Instructions for the task
Skip the pictures, please, and write out exactly the lines from the opening of the data through the line containing "const atRiskTopo = [270,119,62,32,17,8,4,2,0];".

Given information
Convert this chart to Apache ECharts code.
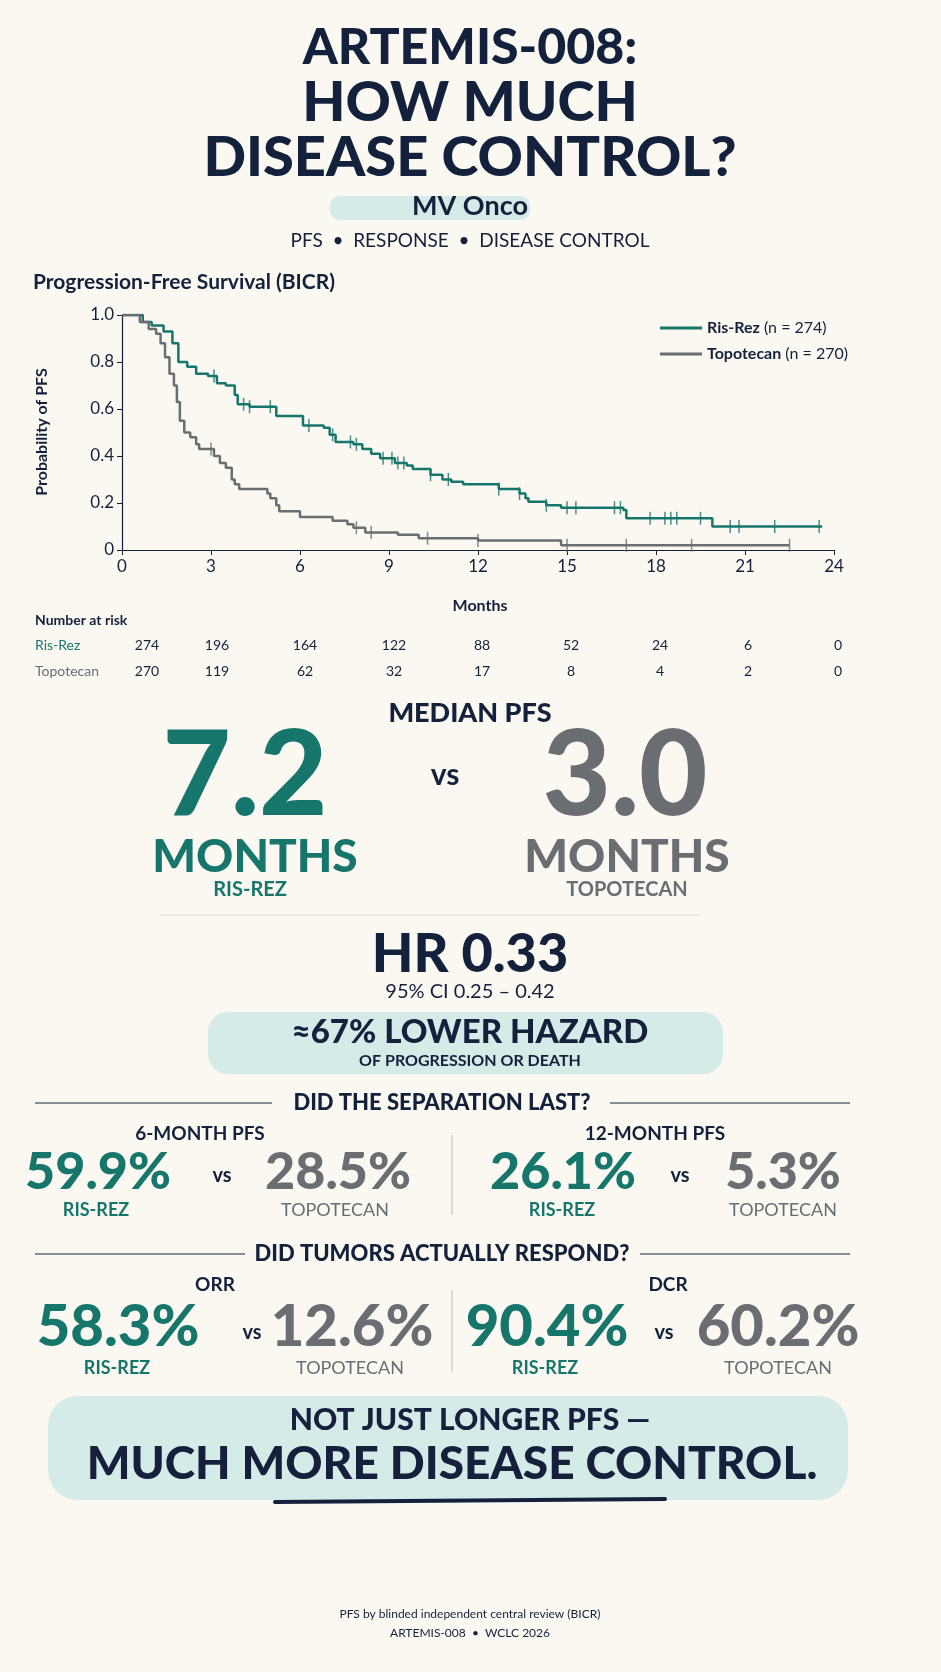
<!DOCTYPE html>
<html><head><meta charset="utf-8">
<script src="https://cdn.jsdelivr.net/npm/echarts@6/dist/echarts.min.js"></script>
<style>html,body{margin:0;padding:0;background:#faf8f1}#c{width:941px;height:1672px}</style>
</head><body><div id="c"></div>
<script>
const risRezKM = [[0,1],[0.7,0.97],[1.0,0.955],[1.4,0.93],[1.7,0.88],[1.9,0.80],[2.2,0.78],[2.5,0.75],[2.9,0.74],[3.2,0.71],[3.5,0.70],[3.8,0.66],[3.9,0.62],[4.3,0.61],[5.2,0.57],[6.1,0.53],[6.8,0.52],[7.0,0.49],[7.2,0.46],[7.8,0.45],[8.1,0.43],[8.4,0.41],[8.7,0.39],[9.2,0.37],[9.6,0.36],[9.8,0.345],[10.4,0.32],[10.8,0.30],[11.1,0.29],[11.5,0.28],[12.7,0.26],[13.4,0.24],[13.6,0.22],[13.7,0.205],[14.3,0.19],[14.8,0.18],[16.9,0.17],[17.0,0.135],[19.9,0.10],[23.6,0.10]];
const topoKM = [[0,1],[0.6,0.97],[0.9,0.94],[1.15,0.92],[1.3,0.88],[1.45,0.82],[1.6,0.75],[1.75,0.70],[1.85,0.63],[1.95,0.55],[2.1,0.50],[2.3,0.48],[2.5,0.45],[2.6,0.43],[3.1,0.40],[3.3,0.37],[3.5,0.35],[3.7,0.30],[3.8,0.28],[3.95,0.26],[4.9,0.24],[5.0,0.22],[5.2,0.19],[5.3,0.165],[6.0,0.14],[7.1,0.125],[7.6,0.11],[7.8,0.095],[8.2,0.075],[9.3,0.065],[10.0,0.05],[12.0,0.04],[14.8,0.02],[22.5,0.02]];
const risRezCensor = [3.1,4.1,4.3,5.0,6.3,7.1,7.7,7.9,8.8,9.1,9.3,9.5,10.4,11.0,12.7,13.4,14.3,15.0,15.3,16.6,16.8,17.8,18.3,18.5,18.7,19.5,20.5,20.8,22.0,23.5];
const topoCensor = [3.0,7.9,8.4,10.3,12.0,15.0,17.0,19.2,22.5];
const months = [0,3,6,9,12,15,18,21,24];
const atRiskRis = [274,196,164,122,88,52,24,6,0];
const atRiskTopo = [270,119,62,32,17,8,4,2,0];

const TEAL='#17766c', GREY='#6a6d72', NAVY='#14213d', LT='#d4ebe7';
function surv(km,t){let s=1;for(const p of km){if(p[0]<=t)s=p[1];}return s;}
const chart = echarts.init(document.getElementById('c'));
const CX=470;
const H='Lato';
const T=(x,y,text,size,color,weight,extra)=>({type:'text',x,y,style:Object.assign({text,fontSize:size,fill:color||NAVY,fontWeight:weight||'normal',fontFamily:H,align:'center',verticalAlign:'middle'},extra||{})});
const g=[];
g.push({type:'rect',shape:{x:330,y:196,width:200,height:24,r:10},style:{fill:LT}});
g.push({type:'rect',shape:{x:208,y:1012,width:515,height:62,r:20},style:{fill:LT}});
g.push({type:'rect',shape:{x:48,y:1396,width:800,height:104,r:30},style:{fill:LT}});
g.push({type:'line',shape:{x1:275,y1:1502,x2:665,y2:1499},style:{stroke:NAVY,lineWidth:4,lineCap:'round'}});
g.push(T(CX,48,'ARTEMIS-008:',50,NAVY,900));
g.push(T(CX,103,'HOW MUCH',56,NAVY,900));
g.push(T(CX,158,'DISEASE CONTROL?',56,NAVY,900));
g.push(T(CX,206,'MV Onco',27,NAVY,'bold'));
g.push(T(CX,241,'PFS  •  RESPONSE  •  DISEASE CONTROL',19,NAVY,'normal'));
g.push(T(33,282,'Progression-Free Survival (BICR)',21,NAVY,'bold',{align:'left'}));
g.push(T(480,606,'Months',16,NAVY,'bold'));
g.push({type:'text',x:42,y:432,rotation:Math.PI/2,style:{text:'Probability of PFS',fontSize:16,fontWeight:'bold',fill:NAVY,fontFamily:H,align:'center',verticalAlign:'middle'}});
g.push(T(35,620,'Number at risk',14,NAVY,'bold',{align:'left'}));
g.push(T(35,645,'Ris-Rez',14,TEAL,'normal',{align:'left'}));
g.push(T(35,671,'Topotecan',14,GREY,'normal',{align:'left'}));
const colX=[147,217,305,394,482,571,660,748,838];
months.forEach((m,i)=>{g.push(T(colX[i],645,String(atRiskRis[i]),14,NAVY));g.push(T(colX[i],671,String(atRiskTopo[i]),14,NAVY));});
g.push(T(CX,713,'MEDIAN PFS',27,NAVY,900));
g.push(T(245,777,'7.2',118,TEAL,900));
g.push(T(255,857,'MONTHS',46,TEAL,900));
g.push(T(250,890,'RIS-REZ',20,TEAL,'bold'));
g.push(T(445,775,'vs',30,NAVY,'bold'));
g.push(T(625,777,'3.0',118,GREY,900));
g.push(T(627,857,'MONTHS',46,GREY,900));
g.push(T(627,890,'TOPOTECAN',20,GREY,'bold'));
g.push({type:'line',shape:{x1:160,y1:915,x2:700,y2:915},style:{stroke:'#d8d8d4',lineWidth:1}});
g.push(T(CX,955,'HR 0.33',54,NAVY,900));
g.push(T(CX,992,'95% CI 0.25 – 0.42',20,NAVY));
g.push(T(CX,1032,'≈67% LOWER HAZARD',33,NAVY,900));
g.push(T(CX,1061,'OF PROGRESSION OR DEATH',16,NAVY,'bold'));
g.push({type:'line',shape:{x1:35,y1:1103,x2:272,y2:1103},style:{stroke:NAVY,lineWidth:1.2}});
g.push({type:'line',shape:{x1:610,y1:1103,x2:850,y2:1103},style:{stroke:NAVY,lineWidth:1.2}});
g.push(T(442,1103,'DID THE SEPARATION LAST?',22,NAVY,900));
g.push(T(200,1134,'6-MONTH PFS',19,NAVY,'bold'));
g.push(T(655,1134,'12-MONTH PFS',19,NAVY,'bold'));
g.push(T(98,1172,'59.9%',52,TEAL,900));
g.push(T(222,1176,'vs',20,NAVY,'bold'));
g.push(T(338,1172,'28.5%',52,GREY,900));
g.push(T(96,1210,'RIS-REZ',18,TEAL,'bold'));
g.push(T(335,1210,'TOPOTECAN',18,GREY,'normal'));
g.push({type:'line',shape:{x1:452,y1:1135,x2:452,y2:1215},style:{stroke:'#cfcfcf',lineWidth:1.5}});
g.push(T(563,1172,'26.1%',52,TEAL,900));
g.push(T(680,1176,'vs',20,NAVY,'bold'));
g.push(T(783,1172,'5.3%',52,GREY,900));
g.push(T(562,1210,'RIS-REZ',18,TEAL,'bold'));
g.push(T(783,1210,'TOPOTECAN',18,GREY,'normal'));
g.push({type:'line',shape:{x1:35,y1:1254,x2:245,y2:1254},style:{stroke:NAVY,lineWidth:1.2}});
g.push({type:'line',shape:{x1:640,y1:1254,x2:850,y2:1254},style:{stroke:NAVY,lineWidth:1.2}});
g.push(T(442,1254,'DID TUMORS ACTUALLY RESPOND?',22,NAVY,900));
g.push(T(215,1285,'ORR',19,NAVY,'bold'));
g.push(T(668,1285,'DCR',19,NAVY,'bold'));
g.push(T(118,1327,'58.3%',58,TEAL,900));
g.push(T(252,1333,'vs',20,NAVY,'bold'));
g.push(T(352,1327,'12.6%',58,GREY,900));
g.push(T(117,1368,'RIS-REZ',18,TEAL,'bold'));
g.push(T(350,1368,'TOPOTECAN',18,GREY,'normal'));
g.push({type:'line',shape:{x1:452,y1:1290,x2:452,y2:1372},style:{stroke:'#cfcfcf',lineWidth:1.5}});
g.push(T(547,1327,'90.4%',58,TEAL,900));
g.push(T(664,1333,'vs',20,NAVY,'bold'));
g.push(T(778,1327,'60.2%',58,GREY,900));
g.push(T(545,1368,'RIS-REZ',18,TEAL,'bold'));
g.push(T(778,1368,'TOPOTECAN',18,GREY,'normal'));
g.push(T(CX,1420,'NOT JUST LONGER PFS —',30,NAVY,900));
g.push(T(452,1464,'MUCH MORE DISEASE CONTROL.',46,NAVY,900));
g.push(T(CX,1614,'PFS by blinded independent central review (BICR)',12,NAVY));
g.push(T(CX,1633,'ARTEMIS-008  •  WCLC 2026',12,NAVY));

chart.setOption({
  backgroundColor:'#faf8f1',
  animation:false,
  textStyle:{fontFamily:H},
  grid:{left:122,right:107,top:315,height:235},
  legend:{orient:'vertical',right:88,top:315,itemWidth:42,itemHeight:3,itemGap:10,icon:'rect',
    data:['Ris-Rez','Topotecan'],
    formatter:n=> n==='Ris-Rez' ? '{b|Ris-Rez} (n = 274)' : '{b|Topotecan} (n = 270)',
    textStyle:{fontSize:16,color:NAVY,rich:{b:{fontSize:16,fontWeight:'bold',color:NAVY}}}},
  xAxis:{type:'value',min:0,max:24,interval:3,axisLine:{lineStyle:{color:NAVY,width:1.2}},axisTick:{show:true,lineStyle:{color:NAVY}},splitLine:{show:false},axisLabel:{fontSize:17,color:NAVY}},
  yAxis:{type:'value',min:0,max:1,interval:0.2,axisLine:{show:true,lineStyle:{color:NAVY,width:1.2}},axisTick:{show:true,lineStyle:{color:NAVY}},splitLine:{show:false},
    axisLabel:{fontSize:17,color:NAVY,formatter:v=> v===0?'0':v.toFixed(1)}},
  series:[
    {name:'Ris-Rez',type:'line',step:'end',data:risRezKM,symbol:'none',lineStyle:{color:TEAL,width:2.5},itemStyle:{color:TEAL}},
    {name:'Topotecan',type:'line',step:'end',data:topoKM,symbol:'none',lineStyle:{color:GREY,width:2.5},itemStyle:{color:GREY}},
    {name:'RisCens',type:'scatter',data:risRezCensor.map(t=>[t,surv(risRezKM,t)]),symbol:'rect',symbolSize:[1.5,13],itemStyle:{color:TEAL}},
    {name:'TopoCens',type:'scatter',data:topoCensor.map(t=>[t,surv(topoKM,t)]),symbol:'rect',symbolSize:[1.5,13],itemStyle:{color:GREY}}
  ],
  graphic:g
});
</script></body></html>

Output of the task
Convert this chart to Apache ECharts code.
<!DOCTYPE html>
<html><head><meta charset="utf-8">
<script src="https://cdn.jsdelivr.net/npm/echarts@6/dist/echarts.min.js"></script>
<style>html,body{margin:0;padding:0;background:#faf8f1}#c{width:941px;height:1672px}</style>
</head><body><div id="c"></div>
<script>
const risRezKM = [[0,1],[0.7,0.97],[1.0,0.955],[1.4,0.93],[1.7,0.88],[1.9,0.80],[2.2,0.78],[2.5,0.75],[2.9,0.74],[3.2,0.71],[3.5,0.70],[3.8,0.66],[3.9,0.62],[4.3,0.61],[5.2,0.57],[6.1,0.53],[6.8,0.52],[7.0,0.49],[7.2,0.46],[7.8,0.45],[8.1,0.43],[8.4,0.41],[8.7,0.39],[9.2,0.37],[9.6,0.36],[9.8,0.345],[10.4,0.32],[10.8,0.30],[11.1,0.29],[11.5,0.28],[12.7,0.26],[13.4,0.24],[13.6,0.22],[13.7,0.205],[14.3,0.19],[14.8,0.18],[16.9,0.17],[17.0,0.135],[19.9,0.10],[23.6,0.10]];
const topoKM = [[0,1],[0.6,0.97],[0.9,0.94],[1.15,0.92],[1.3,0.88],[1.45,0.82],[1.6,0.75],[1.75,0.70],[1.85,0.63],[1.95,0.55],[2.1,0.50],[2.3,0.48],[2.5,0.45],[2.6,0.43],[3.1,0.40],[3.3,0.37],[3.5,0.35],[3.7,0.30],[3.8,0.28],[3.95,0.26],[4.9,0.24],[5.0,0.22],[5.2,0.19],[5.3,0.165],[6.0,0.14],[7.1,0.125],[7.6,0.11],[7.8,0.095],[8.2,0.075],[9.3,0.065],[10.0,0.05],[12.0,0.04],[14.8,0.02],[22.5,0.02]];
const risRezCensor = [3.1,4.1,4.3,5.0,6.3,7.1,7.7,7.9,8.8,9.1,9.3,9.5,10.4,11.0,12.7,13.4,14.3,15.0,15.3,16.6,16.8,17.8,18.3,18.5,18.7,19.5,20.5,20.8,22.0,23.5];
const topoCensor = [3.0,7.9,8.4,10.3,12.0,15.0,17.0,19.2,22.5];
const months = [0,3,6,9,12,15,18,21,24];
const atRiskRis = [274,196,164,122,88,52,24,6,0];
const atRiskTopo = [270,119,62,32,17,8,4,2,0];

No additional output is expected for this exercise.